[lbo-talk] Catholic Church admits fallibility of Bible!

Carrol Cox cbcox at ilstu.edu
Wed Oct 5 14:25:42 PDT 2005


Wouldn't it be more accurate for the subject line to read: "Catholic Church reaffirms existence of empirical error in Scripture." It has never held differently as far as I know. Other posters, I believe have filled in the history of this.

As someone noted, "Protestantism" covers quite a chaos of different theories. There was a fault line running through the Calvinist tradition in the 16th & 17th centuries. Affirmation of Scripture as divinely inspired and as the only source of truth was necessary for the battle with Rome. But as even Calvin admitted, an inspired text can only be interpreted by an inspired reader. And at that point, things become potentially (and in a short time, really) hairy, to say the least. For if one must be divinely inspired to construe Scripture accurately, then why need Scripture at all. Milton puts this (in minimal form) into Paradise Regained. Satan offers The Son the wisdom of Athens, and The Son's reply includes the following:

Who therefore seeks in these True wisdom, finds her not, or by delusion Far worse, her false resemblance only meets, An empty cloud. However many books Wise men have said are wearisom; who reads Incessantly, and to his reading brings not A spirit and judgment equal or superior, (And what he brings, what needs he elsewhere seek) Uncertain and unsettl'd still remains, Deep verst in books and shallow in himself, Crude or intoxicate, collecting toys, And trifles for choice matters, worth a spunge; As Children gathering pibles on the shore.

(P.R. IV 319-331)

The Son goes on to affirm that all wisdom is to be found in Scripture; that is, Milton does not _explicitly_ here acknowledge that what is true of the reader of classic works is _also_ true of the reader of Scripture. But the point is clearly there. (Milton, after all, had construed Christ's forbidding of divorce as, actually, approving divorce!) There is, then, a direct line inside Calvinist theology from the "all-sufficiency" of Scripture to antinomianism, the doctrine that God directly inspires individuals in the truth, and hence neither Church nor Scripture is necessary. (I'm reducing thousands of pages of controversy to a few rather crude propositions, but this was the thrust of much of it.)

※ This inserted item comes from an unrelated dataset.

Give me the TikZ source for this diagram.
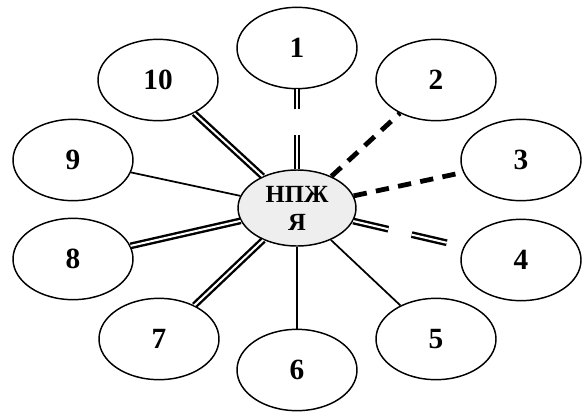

Calvin recognized this, and one might say he hated it, but in his theoretical works did not draw back from it.

It also drove Dryden nuts. In his fine poem, _Religio Laici_, he tried to defend the "middle way" of the Anglican Church against the RC claim that (again, this is quite reductive) only an inspired Church could be trusted to construe Scripture. But his own argument didn't convince him long, and he converted to the RC.